Hace un milenio, la Ruta de la seda transportó mercancías desde China y Europa y se convirtió en un camino de ilustración y de intercambio de ideas y saberes entre los dos extremos del mundo conocido. En el corazón de la Ruta de la seda se situaban Kazajistán y Kirguistán, que mil años después conservan tesoros culturales y espirituales, su tradición nómada –desde la civilización Taka y sus petroglifos a los campamentos de yurtas– y su pasado de república soviética. 

A golpe de inversiones, China quiere reeditar una nueva Ruta de la seda y mientras Kazajistán y Kirguistán aplauden la autopista que, a través de su territorio, unirá los extremos de la antigua, se preparan para exhibir sus joyas.
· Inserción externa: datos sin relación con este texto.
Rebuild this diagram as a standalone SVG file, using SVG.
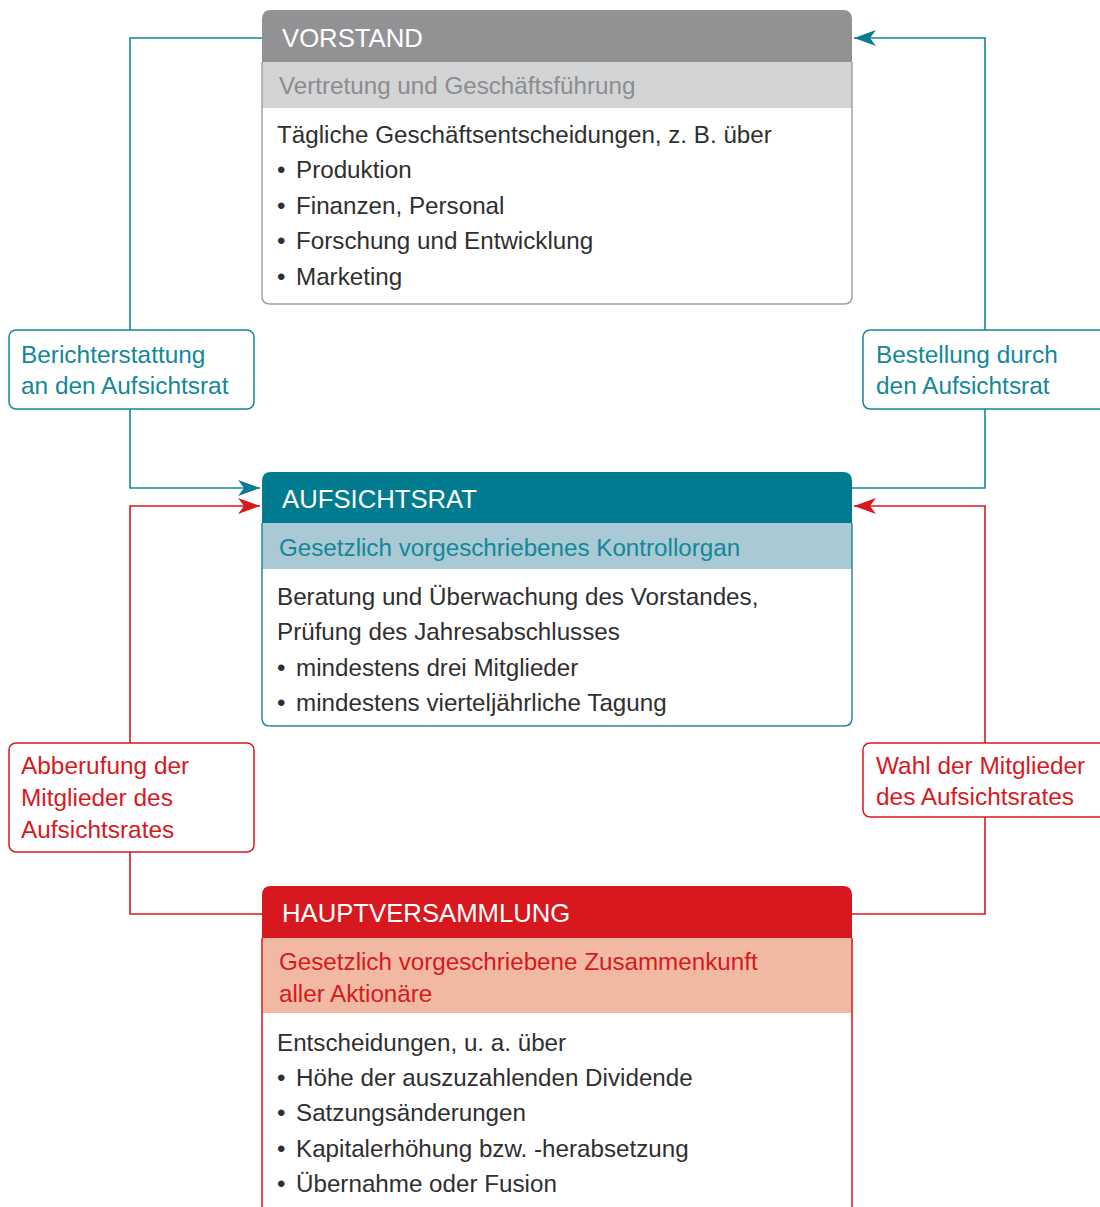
<svg xmlns="http://www.w3.org/2000/svg" width="1100" height="1207" viewBox="0 0 1100 1207">
<style>
text{font-family:"Liberation Sans",Arial,sans-serif;}
.hd{font-size:25.7px;fill:#ffffff;}
.sub{font-size:24.2px;}
.body{font-size:24.2px;fill:#2f2f2f;}
.lbl{font-size:24.4px;}
.teal{fill:#13879a;}
.red{fill:#d7191f;}
.lt{fill:none;stroke:#13879a;stroke-width:1.6;}
.lr{fill:none;stroke:#d7191f;stroke-width:1.6;}
</style>
<defs>
<marker id="at" markerWidth="24" markerHeight="18" refX="22" refY="9" orient="auto" markerUnits="userSpaceOnUse">
<path d="M0,1 L22,9 L0,17 L6,9 Z" fill="#0a7c8f"/>
</marker>
<marker id="ar" markerWidth="24" markerHeight="18" refX="22" refY="9" orient="auto" markerUnits="userSpaceOnUse">
<path d="M0,1 L22,9 L0,17 L6,9 Z" fill="#d7191f"/>
</marker>
</defs>
<rect width="1100" height="1207" fill="#ffffff"/>

<g id="connectors">
<path class="lt" d="M262,38 H130 V488 H260" marker-end="url(#at)"/>
<path class="lt" d="M852,488 H985 V38 H854" marker-end="url(#at)"/>
<path class="lr" d="M262,914 H130 V506 H260" marker-end="url(#ar)"/>
<path class="lr" d="M852,914 H985 V506 H854" marker-end="url(#ar)"/>
</g>

<g id="vorstand">
<path d="M262,19 Q262,10 271,10 H843 Q852,10 852,19 V62 H262 Z" fill="#929295"/>
<rect x="262" y="62" width="590" height="46" fill="#d3d4d6"/>
<path d="M262,62 V296 Q262,304 270,304 H844 Q852,304 852,296 V62" fill="none" stroke="#a3a3a6" stroke-width="1.5"/>
<text class="hd" x="282" y="47">VORSTAND</text>
<text class="sub" x="279" y="94" fill="#8c8c8f">Vertretung und Geschäftsführung</text>
<text class="body" x="277" y="143">Tägliche Geschäftsentscheidungen, z. B. über</text>
<text class="body" x="277" y="178">•<tspan x="296">Produktion</tspan></text>
<text class="body" x="277" y="214">•<tspan x="296">Finanzen, Personal</tspan></text>
<text class="body" x="277" y="249">•<tspan x="296">Forschung und Entwicklung</tspan></text>
<text class="body" x="277" y="285">•<tspan x="296">Marketing</tspan></text>
</g>

<g id="aufsichtsrat">
<path d="M262,481 Q262,472 271,472 H843 Q852,472 852,481 V523 H262 Z" fill="#007b8f"/>
<rect x="262" y="523" width="590" height="46" fill="#a9c9d4"/>
<path d="M262,523 V718 Q262,726 270,726 H844 Q852,726 852,718 V523" fill="none" stroke="#2a8c9c" stroke-width="1.5"/>
<text class="hd" x="282" y="508">AUFSICHTSRAT</text>
<text class="sub teal" x="279" y="556">Gesetzlich vorgeschriebenes Kontrollorgan</text>
<text class="body" x="277" y="605">Beratung und Überwachung des Vorstandes,</text>
<text class="body" x="277" y="640">Prüfung des Jahresabschlusses</text>
<text class="body" x="277" y="676">•<tspan x="296">mindestens drei Mitglieder</tspan></text>
<text class="body" x="277" y="711">•<tspan x="296">mindestens vierteljährliche Tagung</tspan></text>
</g>

<g id="hauptversammlung">
<path d="M262,895 Q262,886 271,886 H843 Q852,886 852,895 V938 H262 Z" fill="#d7181f"/>
<rect x="262" y="938" width="590" height="75" fill="#f2b9a2"/>
<path d="M262,938 V1215 M852,938 V1215" fill="none" stroke="#d7191f" stroke-width="1.5"/>
<text class="hd" x="282" y="922">HAUPTVERSAMMLUNG</text>
<text class="sub red" x="279" y="970">Gesetzlich vorgeschriebene Zusammenkunft</text>
<text class="sub red" x="279" y="1002">aller Aktionäre</text>
<text class="body" x="277" y="1051">Entscheidungen, u. a. über</text>
<text class="body" x="277" y="1086">•<tspan x="296">Höhe der auszuzahlenden Dividende</tspan></text>
<text class="body" x="277" y="1121">•<tspan x="296">Satzungsänderungen</tspan></text>
<text class="body" x="277" y="1157">•<tspan x="296">Kapitalerhöhung bzw. -herabsetzung</tspan></text>
<text class="body" x="277" y="1192">•<tspan x="296">Übernahme oder Fusion</tspan></text>
</g>

<g id="label-berichterstattung">
<rect x="9" y="330" width="245" height="79" rx="7" fill="#ffffff" stroke="#13879a" stroke-width="1.5"/>
<text class="lbl teal" x="21" y="363">Berichterstattung</text>
<text class="lbl teal" x="21" y="394">an den Aufsichtsrat</text>
</g>

<g id="label-bestellung">
<rect x="863" y="330" width="260" height="79" rx="7" fill="#ffffff" stroke="#13879a" stroke-width="1.5"/>
<text class="lbl teal" x="876" y="363">Bestellung durch</text>
<text class="lbl teal" x="876" y="394">den Aufsichtsrat</text>
</g>

<g id="label-abberufung">
<rect x="9" y="743" width="245" height="109" rx="7" fill="#ffffff" stroke="#d7191f" stroke-width="1.5"/>
<text class="lbl red" x="21" y="774">Abberufung der</text>
<text class="lbl red" x="21" y="806">Mitglieder des</text>
<text class="lbl red" x="21" y="838">Aufsichtsrates</text>
</g>

<g id="label-wahl">
<rect x="863" y="743" width="260" height="74" rx="7" fill="#ffffff" stroke="#d7191f" stroke-width="1.5"/>
<text class="lbl red" x="876" y="774">Wahl der Mitglieder</text>
<text class="lbl red" x="876" y="805">des Aufsichtsrates</text>
</g>
</svg>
Que su moderna Ruta de la seda abra sus puertas a los turistas de la lejana Europa.

De la frontera china a las aguas del mar Caspio, el viaje pasa por verdes colinas, picos nevados y enormes lagos –el Yssyk-Kull es el segundo mayor del mundo, después del Titicaca (Bolivia)– kirguizos y por interminables llanuras kazajas. El caballo sigue siendo animal insustituible –y manjar para ocasiones especiales– y es fácil imaginar a las huestes mongolas de Genjis Khan asolando las antiguas ciudades de Taraz y Otyrar, en Kazajistán. Hoy las excavaciones de sus ruinas empiezan a dar idea de su pasado como centro comercial. Monasterios del primer cristianismo como Tash Rabat Caravanserai, en Kirguistán, pronto dieron posada a los comerciantes y hoy se alzan también como atractivos turísticos. 

Para alimentar el alma, Turkestán alberga la cuna del sufismo y la casa bajo tierra donde se autoconfinó su creador, Ibrahim Ata, cuando a los 63 pensó que no debía vivir más años que el Profeta. Entre los mausoleos, la magnífica cúpula turquesa del de Khoja Akhmet Yassawi, en Turkestán, y los imponentes minaretes funerarios como la Torre Burana, en Kirguistán.